> **THE EXERCISE**
Copy exactly, and only, the lines below from the first through the one containing "const gfpVals = [4.6, 4.2, 15.2, 43, 129]", both included; pictures are omitted.

═════ DATASET EXCERPT ═════

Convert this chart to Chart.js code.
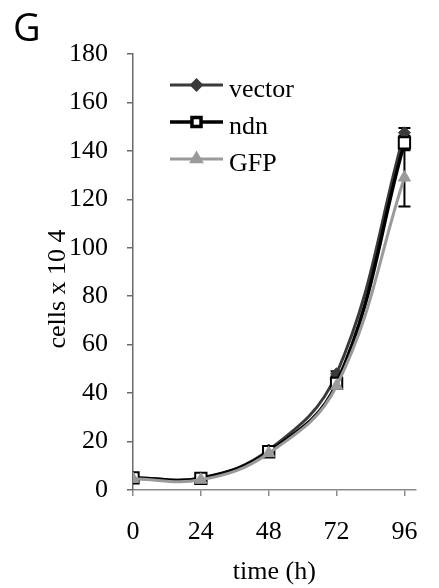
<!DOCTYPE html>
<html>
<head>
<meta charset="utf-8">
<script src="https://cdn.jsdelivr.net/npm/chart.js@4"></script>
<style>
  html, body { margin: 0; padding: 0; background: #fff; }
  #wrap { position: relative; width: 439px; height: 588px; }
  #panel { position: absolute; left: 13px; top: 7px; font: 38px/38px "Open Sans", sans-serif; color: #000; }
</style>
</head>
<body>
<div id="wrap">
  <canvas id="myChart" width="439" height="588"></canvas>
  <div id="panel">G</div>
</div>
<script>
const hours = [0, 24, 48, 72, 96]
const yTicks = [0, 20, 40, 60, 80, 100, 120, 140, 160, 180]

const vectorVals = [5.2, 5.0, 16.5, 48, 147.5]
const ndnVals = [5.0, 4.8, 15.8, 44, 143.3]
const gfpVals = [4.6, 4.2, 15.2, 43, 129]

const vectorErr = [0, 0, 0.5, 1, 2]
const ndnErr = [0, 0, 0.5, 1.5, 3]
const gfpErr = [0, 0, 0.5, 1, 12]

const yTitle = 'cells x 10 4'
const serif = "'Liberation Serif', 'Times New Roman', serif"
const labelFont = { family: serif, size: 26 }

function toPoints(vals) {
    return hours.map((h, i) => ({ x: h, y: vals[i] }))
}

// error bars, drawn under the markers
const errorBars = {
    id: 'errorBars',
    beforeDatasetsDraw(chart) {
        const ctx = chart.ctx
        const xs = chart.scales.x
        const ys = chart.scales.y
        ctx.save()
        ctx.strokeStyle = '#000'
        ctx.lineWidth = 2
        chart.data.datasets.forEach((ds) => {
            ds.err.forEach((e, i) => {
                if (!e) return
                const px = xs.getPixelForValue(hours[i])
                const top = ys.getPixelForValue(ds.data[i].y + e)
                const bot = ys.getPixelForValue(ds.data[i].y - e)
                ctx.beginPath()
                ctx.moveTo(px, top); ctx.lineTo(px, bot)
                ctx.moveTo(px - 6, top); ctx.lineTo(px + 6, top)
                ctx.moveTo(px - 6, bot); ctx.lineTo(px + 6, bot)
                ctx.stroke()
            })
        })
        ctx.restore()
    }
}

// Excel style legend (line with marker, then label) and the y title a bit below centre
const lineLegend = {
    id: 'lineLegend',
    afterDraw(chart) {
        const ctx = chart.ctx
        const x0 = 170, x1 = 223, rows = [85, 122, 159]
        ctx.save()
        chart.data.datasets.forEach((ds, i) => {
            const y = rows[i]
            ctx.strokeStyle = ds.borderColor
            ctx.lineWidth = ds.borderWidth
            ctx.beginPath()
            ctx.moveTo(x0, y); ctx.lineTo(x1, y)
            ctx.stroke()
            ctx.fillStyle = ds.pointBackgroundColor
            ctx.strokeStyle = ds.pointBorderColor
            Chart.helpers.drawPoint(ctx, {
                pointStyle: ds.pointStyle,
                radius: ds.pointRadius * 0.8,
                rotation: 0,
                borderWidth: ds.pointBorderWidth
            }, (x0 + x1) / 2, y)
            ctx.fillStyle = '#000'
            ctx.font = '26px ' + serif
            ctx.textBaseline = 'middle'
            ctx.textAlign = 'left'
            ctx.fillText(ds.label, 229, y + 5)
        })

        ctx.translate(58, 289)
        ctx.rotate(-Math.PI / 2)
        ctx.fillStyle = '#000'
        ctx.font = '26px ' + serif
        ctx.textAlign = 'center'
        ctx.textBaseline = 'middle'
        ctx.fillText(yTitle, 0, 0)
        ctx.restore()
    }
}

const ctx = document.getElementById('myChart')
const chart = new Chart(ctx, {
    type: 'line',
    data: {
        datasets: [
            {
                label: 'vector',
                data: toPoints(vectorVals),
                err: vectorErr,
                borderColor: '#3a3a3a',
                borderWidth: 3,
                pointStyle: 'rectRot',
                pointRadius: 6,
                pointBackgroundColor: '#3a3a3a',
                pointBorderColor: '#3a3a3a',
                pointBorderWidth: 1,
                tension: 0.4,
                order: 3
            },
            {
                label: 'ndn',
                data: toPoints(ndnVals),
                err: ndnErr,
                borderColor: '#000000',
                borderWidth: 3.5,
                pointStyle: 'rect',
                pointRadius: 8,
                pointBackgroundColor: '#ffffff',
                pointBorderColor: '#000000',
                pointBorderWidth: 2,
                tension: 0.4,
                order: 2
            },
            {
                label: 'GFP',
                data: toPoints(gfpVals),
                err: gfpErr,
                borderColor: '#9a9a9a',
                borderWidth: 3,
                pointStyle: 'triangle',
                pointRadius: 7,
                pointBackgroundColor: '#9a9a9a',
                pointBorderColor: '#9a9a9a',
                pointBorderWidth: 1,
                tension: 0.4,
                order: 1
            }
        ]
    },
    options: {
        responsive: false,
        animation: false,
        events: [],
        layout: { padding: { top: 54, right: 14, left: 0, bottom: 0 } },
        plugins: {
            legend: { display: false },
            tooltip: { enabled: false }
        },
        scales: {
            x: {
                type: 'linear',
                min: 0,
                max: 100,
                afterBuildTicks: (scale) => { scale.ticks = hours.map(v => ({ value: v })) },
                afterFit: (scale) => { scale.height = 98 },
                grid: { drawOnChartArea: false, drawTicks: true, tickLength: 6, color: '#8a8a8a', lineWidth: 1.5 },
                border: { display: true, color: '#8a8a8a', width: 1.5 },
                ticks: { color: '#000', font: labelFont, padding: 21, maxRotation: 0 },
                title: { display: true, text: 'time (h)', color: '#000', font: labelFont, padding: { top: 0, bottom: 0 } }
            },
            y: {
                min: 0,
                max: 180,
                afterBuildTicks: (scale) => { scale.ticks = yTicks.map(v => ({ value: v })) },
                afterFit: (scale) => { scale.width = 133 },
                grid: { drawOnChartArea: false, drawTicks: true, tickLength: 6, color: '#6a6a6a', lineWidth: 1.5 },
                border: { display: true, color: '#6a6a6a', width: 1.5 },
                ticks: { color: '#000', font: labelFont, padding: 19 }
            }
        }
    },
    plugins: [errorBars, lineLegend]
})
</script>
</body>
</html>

═════

> **COMPLETE ANSWER**
Convert this chart to Chart.js code.
<!DOCTYPE html>
<html>
<head>
<meta charset="utf-8">
<script src="https://cdn.jsdelivr.net/npm/chart.js@4"></script>
<style>
  html, body { margin: 0; padding: 0; background: #fff; }
  #wrap { position: relative; width: 439px; height: 588px; }
  #panel { position: absolute; left: 13px; top: 7px; font: 38px/38px "Open Sans", sans-serif; color: #000; }
</style>
</head>
<body>
<div id="wrap">
  <canvas id="myChart" width="439" height="588"></canvas>
  <div id="panel">G</div>
</div>
<script>
const hours = [0, 24, 48, 72, 96]
const yTicks = [0, 20, 40, 60, 80, 100, 120, 140, 160, 180]

const vectorVals = [5.2, 5.0, 16.5, 48, 147.5]
const ndnVals = [5.0, 4.8, 15.8, 44, 143.3]
const gfpVals = [4.6, 4.2, 15.2, 43, 129]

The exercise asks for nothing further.